[Data lines]
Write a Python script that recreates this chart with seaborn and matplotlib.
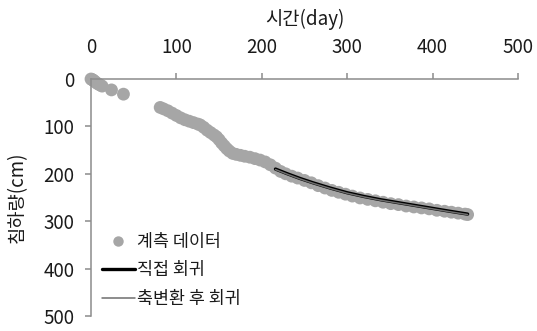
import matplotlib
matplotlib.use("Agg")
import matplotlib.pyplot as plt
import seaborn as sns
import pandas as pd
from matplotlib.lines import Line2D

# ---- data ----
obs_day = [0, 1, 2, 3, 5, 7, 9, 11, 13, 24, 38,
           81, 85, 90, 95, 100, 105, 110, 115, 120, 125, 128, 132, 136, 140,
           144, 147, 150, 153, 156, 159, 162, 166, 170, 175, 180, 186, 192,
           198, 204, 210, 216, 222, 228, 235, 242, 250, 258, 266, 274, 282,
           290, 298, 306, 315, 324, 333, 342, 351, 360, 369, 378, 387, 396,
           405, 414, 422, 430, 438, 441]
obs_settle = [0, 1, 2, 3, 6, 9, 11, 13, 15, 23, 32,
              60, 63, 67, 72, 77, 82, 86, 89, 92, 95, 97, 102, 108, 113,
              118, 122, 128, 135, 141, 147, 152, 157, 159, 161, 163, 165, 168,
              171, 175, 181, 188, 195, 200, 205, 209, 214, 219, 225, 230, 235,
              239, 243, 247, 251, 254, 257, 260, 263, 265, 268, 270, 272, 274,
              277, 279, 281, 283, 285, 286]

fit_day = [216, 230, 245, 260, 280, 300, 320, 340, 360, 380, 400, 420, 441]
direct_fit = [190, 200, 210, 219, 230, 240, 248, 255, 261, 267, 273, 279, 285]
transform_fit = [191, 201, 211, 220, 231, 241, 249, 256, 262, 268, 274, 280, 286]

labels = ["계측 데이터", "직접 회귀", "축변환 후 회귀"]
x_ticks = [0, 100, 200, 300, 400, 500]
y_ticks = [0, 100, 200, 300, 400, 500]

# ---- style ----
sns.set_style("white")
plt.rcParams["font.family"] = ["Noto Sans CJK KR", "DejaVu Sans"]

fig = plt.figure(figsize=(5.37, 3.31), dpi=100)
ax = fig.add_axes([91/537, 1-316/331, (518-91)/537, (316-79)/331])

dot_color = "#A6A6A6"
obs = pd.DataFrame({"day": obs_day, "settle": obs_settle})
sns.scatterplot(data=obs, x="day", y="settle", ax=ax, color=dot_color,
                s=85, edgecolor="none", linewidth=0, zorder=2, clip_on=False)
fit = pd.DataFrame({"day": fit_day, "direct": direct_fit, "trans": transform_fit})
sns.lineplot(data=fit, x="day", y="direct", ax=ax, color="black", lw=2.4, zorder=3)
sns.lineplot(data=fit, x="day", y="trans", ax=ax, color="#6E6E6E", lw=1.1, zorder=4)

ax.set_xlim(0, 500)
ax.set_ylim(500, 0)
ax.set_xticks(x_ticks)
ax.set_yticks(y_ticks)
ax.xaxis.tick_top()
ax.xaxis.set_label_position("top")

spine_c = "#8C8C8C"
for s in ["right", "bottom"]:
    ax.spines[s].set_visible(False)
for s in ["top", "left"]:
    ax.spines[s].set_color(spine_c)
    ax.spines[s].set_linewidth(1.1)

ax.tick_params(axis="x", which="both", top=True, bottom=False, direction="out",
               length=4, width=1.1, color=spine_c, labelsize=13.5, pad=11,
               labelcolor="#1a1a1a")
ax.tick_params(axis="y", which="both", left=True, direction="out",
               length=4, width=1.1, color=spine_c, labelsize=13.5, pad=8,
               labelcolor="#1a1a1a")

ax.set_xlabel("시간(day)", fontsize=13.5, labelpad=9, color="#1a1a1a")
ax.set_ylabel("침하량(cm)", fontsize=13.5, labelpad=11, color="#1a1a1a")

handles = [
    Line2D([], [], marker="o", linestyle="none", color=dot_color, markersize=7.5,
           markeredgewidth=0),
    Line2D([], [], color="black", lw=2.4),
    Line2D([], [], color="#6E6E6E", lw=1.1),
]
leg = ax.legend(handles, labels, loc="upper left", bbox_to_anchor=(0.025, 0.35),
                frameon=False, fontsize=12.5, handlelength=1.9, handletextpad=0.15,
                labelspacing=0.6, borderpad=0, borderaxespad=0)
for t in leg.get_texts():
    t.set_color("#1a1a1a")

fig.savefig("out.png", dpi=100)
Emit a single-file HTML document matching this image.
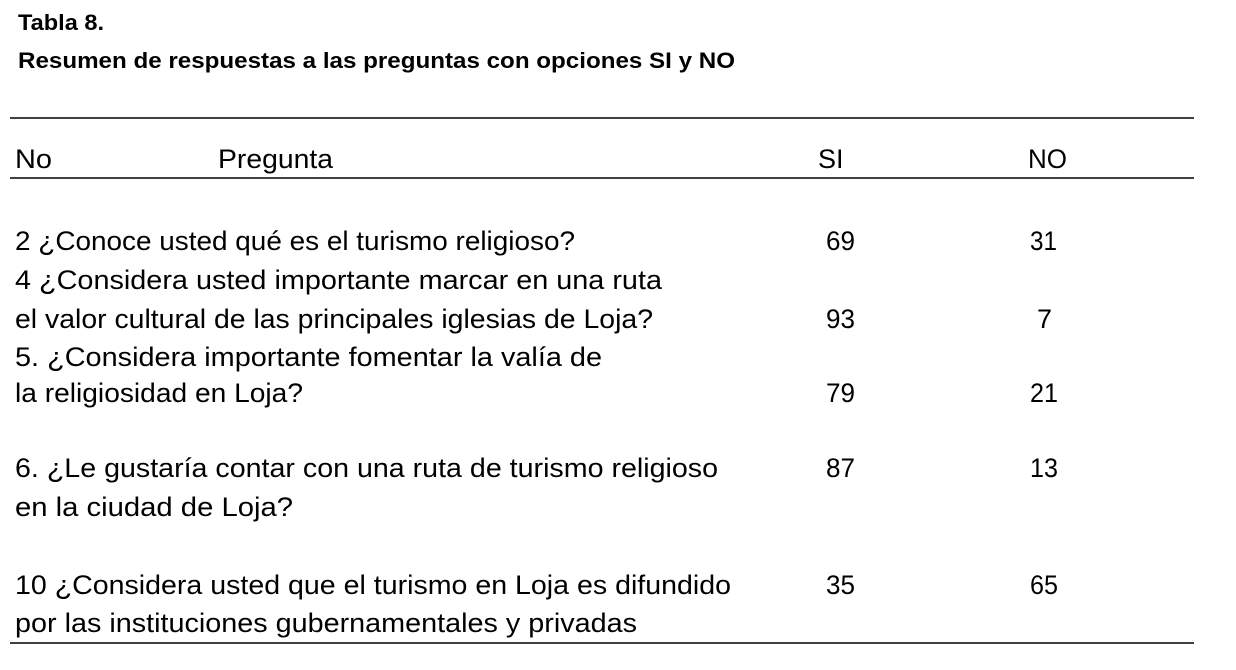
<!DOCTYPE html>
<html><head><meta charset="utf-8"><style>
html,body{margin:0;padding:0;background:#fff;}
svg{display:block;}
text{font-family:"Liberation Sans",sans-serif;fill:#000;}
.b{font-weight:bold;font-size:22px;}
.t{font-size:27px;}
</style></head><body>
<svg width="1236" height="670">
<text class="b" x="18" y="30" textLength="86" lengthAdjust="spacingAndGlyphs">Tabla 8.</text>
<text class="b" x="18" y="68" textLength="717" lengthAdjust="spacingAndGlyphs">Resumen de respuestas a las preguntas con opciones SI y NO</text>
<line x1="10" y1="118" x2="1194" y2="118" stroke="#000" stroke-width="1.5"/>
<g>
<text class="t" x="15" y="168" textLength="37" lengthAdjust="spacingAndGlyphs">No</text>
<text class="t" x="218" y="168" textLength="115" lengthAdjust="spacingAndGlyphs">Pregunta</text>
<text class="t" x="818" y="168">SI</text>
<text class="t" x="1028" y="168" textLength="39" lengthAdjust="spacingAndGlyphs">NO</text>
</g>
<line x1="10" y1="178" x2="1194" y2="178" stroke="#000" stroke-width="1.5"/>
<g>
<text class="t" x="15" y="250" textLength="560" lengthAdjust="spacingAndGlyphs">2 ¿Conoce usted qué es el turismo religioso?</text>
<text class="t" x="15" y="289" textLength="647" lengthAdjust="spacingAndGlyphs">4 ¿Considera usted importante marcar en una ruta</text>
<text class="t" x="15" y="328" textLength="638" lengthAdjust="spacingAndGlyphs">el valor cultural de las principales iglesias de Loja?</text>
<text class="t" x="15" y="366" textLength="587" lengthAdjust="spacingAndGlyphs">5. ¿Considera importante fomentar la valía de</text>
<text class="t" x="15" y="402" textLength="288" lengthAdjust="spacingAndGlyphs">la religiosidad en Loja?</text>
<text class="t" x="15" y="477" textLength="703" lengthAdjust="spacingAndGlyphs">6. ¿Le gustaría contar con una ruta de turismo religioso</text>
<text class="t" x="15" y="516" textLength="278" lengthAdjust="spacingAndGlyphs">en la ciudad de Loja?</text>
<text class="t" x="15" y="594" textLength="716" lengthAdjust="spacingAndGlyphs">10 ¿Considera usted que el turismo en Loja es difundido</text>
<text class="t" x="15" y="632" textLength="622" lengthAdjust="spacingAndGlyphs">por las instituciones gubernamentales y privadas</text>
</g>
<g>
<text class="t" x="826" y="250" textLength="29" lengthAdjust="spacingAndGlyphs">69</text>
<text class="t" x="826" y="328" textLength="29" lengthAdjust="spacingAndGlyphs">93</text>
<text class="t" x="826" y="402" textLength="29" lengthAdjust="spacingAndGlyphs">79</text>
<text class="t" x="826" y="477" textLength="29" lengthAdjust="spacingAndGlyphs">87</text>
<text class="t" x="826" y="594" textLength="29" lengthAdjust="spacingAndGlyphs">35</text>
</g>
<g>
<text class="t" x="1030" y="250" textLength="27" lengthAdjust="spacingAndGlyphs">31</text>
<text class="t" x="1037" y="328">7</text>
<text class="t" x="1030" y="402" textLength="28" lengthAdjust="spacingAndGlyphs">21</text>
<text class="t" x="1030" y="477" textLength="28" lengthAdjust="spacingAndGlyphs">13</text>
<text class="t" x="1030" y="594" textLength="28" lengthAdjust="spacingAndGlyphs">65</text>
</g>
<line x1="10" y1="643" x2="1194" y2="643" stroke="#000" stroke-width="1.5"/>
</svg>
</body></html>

---

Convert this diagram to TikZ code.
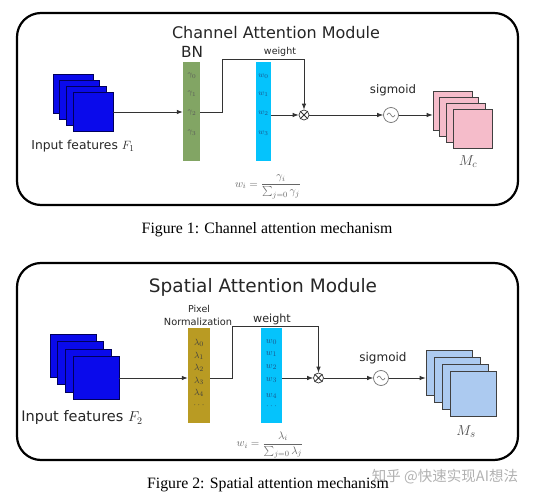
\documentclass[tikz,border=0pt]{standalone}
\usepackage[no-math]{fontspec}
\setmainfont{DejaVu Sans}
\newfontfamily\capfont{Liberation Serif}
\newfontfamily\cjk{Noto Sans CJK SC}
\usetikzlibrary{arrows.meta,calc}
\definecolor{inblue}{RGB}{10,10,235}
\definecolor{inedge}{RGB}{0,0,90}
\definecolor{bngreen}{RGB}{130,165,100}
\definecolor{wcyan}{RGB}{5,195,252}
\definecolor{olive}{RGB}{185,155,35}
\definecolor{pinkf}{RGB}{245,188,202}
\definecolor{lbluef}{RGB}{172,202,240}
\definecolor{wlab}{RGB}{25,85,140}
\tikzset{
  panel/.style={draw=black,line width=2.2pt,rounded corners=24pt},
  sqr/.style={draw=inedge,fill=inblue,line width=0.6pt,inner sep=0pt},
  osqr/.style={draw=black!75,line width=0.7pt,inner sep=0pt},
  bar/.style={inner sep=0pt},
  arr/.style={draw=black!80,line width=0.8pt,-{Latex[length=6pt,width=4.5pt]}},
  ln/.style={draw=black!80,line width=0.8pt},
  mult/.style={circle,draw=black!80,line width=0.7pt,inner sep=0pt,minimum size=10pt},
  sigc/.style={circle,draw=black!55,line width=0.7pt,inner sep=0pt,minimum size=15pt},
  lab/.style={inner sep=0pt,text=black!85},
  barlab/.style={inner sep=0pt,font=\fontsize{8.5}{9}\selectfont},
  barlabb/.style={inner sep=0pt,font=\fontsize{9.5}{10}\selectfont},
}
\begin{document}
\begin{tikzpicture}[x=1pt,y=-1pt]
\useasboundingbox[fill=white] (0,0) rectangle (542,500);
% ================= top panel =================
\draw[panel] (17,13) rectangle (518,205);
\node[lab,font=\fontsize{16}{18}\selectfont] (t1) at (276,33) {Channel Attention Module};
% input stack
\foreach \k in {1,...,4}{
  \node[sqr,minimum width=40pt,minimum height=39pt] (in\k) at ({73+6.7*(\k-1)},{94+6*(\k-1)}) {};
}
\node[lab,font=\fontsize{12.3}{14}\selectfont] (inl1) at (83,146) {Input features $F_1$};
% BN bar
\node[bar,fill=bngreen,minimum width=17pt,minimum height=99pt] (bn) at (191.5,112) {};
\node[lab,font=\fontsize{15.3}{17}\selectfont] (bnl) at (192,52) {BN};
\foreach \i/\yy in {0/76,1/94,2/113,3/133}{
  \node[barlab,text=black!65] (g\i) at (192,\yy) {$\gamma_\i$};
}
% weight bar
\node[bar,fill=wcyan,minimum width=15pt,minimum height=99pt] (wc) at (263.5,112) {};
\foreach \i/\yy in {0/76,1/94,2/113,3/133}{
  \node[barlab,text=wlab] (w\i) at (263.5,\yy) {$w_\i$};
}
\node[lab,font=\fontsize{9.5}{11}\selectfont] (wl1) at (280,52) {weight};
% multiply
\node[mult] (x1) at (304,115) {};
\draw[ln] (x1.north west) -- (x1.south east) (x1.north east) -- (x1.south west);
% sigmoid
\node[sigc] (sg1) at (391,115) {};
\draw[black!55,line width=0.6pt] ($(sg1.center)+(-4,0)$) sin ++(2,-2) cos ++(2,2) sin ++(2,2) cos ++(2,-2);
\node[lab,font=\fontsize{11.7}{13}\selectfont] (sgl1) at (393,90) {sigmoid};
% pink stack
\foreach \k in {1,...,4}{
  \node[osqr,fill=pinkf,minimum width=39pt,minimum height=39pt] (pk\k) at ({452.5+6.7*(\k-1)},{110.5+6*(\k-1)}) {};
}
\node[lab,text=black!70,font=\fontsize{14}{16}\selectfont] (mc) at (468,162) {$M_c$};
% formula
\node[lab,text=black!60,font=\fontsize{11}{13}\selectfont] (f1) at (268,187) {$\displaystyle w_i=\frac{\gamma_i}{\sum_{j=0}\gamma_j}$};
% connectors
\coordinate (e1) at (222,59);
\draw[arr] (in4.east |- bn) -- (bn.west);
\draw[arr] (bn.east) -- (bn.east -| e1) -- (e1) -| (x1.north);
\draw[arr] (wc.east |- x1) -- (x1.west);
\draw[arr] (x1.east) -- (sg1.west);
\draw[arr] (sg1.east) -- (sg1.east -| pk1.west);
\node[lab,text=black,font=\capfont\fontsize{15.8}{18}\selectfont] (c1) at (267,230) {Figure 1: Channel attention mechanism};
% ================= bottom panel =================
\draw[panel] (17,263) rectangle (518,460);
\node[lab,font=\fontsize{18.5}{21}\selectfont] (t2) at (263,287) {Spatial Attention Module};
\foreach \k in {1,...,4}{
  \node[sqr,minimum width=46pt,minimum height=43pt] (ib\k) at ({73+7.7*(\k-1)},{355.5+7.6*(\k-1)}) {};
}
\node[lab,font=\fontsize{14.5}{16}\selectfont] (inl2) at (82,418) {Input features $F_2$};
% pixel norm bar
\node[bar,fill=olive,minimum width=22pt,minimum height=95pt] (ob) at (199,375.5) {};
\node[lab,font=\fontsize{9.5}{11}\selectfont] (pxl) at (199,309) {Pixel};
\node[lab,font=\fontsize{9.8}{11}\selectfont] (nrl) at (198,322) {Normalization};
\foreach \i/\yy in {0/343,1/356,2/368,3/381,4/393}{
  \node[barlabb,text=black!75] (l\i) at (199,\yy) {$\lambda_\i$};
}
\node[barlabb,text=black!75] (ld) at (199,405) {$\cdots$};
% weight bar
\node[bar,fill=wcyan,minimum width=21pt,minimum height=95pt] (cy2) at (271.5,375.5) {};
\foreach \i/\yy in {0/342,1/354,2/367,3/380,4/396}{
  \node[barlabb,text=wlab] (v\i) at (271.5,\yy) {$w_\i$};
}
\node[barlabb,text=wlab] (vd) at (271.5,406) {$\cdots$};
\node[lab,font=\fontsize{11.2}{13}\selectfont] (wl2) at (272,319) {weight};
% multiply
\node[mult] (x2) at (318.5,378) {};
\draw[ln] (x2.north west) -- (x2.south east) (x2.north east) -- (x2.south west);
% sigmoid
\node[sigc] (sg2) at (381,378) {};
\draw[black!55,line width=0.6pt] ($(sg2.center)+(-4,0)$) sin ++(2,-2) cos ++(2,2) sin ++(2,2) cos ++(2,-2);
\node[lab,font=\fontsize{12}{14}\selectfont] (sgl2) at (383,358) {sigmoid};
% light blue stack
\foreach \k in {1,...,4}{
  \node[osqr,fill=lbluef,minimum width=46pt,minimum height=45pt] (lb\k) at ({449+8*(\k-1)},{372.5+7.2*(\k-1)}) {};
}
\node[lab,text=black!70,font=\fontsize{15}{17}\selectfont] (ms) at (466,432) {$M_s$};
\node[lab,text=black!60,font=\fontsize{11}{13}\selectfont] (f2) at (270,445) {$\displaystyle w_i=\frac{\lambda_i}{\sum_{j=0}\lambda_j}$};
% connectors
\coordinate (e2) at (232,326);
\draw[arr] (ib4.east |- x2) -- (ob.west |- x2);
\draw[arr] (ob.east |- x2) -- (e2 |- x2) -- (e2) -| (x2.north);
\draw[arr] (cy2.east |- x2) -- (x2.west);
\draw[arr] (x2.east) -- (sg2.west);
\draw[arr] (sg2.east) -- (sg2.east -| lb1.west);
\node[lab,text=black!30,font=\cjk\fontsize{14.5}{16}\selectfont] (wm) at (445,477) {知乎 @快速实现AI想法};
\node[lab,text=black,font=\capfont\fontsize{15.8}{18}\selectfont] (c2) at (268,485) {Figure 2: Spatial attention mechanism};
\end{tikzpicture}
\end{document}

--

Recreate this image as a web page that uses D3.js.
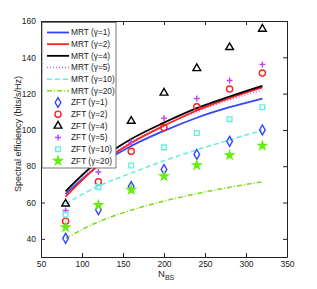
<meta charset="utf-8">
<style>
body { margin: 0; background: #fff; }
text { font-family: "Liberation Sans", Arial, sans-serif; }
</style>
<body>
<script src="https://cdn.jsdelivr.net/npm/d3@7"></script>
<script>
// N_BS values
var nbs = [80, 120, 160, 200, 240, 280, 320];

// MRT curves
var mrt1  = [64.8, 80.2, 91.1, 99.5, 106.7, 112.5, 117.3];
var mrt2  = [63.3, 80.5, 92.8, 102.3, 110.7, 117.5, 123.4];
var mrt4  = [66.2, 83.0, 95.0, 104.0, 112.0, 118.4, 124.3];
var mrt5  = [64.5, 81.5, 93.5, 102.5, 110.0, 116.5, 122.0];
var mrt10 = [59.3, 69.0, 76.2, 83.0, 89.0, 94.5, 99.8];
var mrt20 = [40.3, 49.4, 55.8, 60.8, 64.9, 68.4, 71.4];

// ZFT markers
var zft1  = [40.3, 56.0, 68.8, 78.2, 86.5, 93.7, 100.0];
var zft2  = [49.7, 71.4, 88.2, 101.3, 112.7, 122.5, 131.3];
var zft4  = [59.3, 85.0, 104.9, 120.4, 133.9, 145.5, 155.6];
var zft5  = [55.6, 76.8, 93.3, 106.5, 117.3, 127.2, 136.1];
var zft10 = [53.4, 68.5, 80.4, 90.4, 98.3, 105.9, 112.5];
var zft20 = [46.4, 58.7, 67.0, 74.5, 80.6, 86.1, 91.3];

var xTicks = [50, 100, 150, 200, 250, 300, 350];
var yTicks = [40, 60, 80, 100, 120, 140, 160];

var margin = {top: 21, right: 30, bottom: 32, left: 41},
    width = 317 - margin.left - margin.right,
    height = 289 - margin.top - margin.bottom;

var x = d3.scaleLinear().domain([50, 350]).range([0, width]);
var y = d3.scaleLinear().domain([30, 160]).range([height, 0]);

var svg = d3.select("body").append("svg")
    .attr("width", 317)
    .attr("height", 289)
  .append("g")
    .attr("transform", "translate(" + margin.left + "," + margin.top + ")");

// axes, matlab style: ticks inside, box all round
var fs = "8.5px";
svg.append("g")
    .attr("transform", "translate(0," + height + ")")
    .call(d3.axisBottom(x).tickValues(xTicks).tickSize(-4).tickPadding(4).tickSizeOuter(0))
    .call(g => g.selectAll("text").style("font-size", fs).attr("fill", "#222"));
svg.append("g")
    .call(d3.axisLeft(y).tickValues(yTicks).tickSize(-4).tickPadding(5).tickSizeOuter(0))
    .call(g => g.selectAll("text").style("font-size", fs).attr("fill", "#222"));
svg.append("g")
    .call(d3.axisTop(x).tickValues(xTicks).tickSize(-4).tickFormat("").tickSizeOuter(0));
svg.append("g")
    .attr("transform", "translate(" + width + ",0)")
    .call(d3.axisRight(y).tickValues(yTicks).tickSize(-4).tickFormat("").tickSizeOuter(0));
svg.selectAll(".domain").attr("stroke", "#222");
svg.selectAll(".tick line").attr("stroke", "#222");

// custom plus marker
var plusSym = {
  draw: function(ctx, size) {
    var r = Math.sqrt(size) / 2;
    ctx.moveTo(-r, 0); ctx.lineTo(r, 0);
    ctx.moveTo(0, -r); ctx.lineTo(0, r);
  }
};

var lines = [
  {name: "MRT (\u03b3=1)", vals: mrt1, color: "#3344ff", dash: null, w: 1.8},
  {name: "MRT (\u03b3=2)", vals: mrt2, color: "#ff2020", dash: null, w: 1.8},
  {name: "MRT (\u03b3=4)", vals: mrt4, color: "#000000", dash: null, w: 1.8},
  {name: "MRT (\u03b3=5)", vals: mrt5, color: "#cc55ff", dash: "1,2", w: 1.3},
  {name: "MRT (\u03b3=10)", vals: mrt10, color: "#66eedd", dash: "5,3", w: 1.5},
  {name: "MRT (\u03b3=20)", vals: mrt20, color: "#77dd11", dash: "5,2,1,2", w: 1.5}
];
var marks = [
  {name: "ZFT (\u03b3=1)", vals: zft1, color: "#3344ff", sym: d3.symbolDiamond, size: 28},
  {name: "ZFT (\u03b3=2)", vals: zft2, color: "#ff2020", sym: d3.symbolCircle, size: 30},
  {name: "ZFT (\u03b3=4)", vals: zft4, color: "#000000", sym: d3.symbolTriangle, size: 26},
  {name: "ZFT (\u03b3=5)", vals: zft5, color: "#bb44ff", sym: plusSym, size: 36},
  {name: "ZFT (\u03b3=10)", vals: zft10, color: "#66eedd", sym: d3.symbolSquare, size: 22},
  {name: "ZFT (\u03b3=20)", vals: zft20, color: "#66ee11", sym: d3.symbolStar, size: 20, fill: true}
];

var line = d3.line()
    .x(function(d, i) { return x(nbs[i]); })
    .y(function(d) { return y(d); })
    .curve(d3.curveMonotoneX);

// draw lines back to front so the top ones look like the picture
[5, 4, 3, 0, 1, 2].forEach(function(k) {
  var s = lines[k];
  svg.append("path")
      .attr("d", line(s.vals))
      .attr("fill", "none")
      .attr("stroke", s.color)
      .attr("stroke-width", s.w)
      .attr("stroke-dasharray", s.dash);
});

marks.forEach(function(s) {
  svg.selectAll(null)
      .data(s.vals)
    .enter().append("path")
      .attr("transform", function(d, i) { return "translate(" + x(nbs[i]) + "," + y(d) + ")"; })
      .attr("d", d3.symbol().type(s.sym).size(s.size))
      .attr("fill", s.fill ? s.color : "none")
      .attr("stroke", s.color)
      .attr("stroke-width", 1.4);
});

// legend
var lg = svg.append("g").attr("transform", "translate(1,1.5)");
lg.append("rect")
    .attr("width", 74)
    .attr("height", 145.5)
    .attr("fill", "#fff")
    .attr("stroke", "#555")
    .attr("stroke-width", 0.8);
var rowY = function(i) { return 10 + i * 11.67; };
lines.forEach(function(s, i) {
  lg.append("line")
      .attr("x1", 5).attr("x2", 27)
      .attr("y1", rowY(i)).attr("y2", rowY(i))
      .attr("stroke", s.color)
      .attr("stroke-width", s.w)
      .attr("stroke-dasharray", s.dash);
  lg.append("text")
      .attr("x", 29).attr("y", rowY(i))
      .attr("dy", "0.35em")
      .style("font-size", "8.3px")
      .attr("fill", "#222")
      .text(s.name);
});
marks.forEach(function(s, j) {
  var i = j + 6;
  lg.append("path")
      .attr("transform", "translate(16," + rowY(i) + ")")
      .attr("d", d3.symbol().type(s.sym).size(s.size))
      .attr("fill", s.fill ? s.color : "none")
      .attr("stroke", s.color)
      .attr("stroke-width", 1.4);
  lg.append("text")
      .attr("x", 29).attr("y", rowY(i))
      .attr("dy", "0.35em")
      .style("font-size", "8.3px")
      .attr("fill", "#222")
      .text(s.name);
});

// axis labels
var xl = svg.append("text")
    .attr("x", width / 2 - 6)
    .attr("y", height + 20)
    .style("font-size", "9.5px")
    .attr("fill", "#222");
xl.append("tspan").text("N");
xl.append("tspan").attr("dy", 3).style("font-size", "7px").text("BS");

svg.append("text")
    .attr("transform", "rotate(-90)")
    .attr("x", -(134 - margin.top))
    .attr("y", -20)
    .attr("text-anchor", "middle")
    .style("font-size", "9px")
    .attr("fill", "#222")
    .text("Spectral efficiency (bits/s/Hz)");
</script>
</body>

[Written instruction]
Transcribe exactly the lines between the one containing "Recreate this image" and the one containing "var nbs = [80, 120, 160, 200, 240, 280, 320];", counting both ends. Pictures are not copied.

[Exercise output]
Recreate this image as a web page that uses D3.js.
<meta charset="utf-8">
<style>
body { margin: 0; background: #fff; }
text { font-family: "Liberation Sans", Arial, sans-serif; }
</style>
<body>
<script src="https://cdn.jsdelivr.net/npm/d3@7"></script>
<script>
// N_BS values
var nbs = [80, 120, 160, 200, 240, 280, 320];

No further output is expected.